При этом дурость — это та же нагота по своей функции (там же, с. 41). Дурость — это обнажение ума от всех условностей, от всех форм, привычек. Поэтому-то говорят и видят правду дураки. Они честны, правдивы, смелы. Они веселы, как веселы люди, ничего не имеющие. Они не понимают никаких условностей. Они правдолюбцы, почти святые, но только тоже “наизнанку”.

Древнерусский смех — это смех “раздевающий”, обнажающий правду, смех голого, ничем не дорожащего. Дурак — прежде всего человек, видящий и говорящий “голую” правду.

В древнерусском смехе большую роль играло выворачивание наизнанку одежды (вывороченные мехом наружу овчины), надетые задом наперед шапки. Особенную роль в смеховых переодеваниях имели рогожа, мочала, солома, береста, лыко. Это были как бы “ложные материалы” — антиматериалы, излюбленные ряжеными и скоморохами. Все это знаменовало собой изнаночный мир, которым жил древнерусский смех.

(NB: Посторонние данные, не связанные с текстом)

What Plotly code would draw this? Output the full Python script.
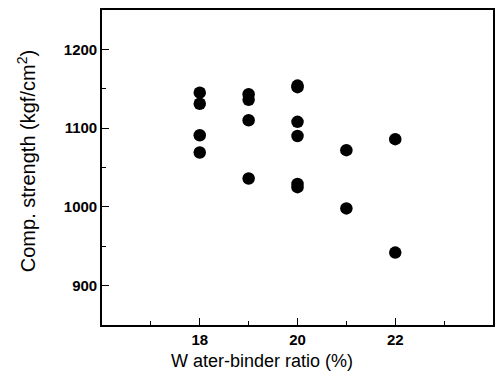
import plotly.graph_objects as go

ratio = [18, 18, 18, 18, 19, 19, 19, 19, 20, 20, 20, 20, 20, 20, 21, 21, 22, 22]
strength = [1145, 1131, 1091, 1069, 1143, 1136, 1110, 1036, 1154, 1152, 1108, 1090, 1029, 1025, 1072, 998, 1086, 942]

x_ticks = [18, 20, 22]
y_ticks = [900, 1000, 1100, 1200]

x_title = "W ater-binder ratio (%)"
y_title = "Comp. strength (kgf/cm<sup>2</sup>)"

fig = go.Figure()
fig.add_trace(go.Scatter(
    x=ratio, y=strength, mode="markers",
    marker=dict(symbol="circle", size=12.5, color="black", line=dict(width=0)),
    showlegend=False,
))

fam = "Liberation Sans, Arial, sans-serif"

fig.update_layout(
    width=499, height=374,
    margin=dict(l=102, r=4, t=10, b=49),
    paper_bgcolor="white", plot_bgcolor="white",
    font=dict(family=fam, color="black"),
)
fig.update_xaxes(
    range=[16, 24], tickvals=x_ticks, ticktext=[str(v) for v in x_ticks],
    ticks="inside", ticklen=7, tickwidth=1.2, tickcolor="black",
    minor=dict(tickvals=[17, 19, 21, 23], ticks="inside", ticklen=4, tickcolor="black"),
    showline=True, linecolor="black", linewidth=1.6, mirror=True,
    showgrid=False, zeroline=False,
    tickfont=dict(size=15, family=fam, weight="bold"),
)
fig.update_yaxes(
    range=[850, 1250], tickvals=y_ticks, ticktext=[str(v) for v in y_ticks],
    ticks="inside", ticklen=7, tickwidth=1.2, tickcolor="black",
    minor=dict(tickvals=[950, 1050, 1150], ticks="inside", ticklen=4, tickcolor="black"),
    showline=True, linecolor="black", linewidth=1.6, mirror=True,
    showgrid=False, zeroline=False,
    tickfont=dict(size=15, family=fam, weight="bold"),
)
fig.add_annotation(
    text=x_title, xref="paper", yref="paper", x=0.41, y=0,
    xanchor="center", yanchor="top", yshift=-24, showarrow=False,
    font=dict(size=18, family=fam),
)
fig.add_annotation(
    text=y_title, xref="paper", yref="paper", x=0, y=0.52,
    xanchor="center", yanchor="middle", xshift=-76, textangle=-90, showarrow=False,
    font=dict(size=20, family=fam),
)

fig.write_html("out.html")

Характерно, что при разоблачении еретиков публично демонстрировалось, что еретики принадлежат к антимиру, к кромешному (адскому) миру, что они “ненастоящие”. Новгородский архиепископ Геннадий в 1490 г. приказал посадить еретиков на лошадей лицом к хвосту в вывороченном платье, в берестяных шлемах с мочальными хвостами, в венцах из сена и соломы, с надписями: “Се есть сатанино воинство”. Это было своего рода раздевание еретиков — причисление их к изнаночному, бесовскому миру. Геннадий в этом случае ничего не изобретал{6},— он разоблачал еретиков вполне “древнерусским” способом.

Изнаночный мир не теряет связи с настоящим миром. Наизнанку выворачиваются настоящие вещи, понятия, идеи, молитвы, церемонии, жанровые формы и т. д. Однако вот что важно: вывертыванию подвергаются самые “лучшие” объекты — мир богатства, сытости, благочестия, знатности.

Нагота — это прежде всего неодетость, голод противостоит сытости, одинокость — это покинутость друзьями, безродность — это отсутствие родителей, бродяжничество — отсутствие оседлости, отсутствие своего дома, родных, кабак противостоит церкви, кабацкое веселие — церковной службе. Позади осмеиваемого мира все время маячит нечто положительное, отсутствие которого и есть тот мир, в котором живет некий молодец — герой произведения. Позади изнаночного мира всегда находится некий идеал, пусть даже самый пустяшный — в виде чувства сытости и довольства.

Антимир Древней Руси противостоит поэтому не обычной реальности, а некоей идеальной реальности, лучшим проявлениям этой реальности. Антимир противостоит святости — поэтому он богохулен, он противостоит богатству — поэтому он беден, противостоит церемониальности и этикету — поэтому он бесстыден, противостоит одетому и приличному — поэтому он раздет, наг, бос, неприличен; антигерой этого мира противостоит родовитому — поэтому он безроден, противостоит степенному— поэтому скачет, прыгает, поет веселые, отнюдь не степенные песни.

В “Азбуке о голом и небогатом человеке” негативность положения голого и небогатого все время подчеркивается в тексте: у других есть, а у небогатого человека нет; другие имеют, но взаймы не дают; хочется есть, но нечего; поехал бы в гости, да не на чем, не принимают и не приглашают; “есть у людей всево много, денег и платья, толко мне не дают”, “живу я на Москве (то есть в богатом месте. — Д. Л.), поесть мне нечево и купить не на што, а даром не дают”; “люди, вижу, что богато живут, а нам, голым, ниче-во не дают, чорт знаит их, куда и на што деньги берегут” (Русская сатира, с. 26). Негативность мира голого подчеркивается тем, что в прошлом голый имел все, в чем нуждается сейчас, мог выполнить те желания, которые сейчас не может: “отец мой оставил мне имение свое, я и то все про-пил и промотал”; “целой был дом мой, да не велел бог мне жить за скудостию моею”; “ерзнул бы за волком с сабака-мй, да не на чем, а бежать не смогу”; “ел бы я мясо, да лих в зубах вязнет, а притом же и негде взять”; “честь мне, молодцу, при отце сродницы воздавали, а все меня из ума выводили, а ныне мне насмешно сродници и друзи насмеялись” (там же, с. 27–28). Наконец, негативность подчеркивается вполне “скоморошьим” приемом — богатым покроем совершенно бедных по материалу одежд: “Феризы были у меня хорошия — рагоженныя, а завяски были долгия мачалныя, и те лихия люди за долг стащили, а меня совсем обнажили” (там же, с. 27). Голый неродовитый и бедный человек “Азбуки" не просто голый и бедный, а когда-то богатый, когда-то одетый в хорошие одежды, когда-то имевший почтенных родителей, когда-то имевший друзей, невесту.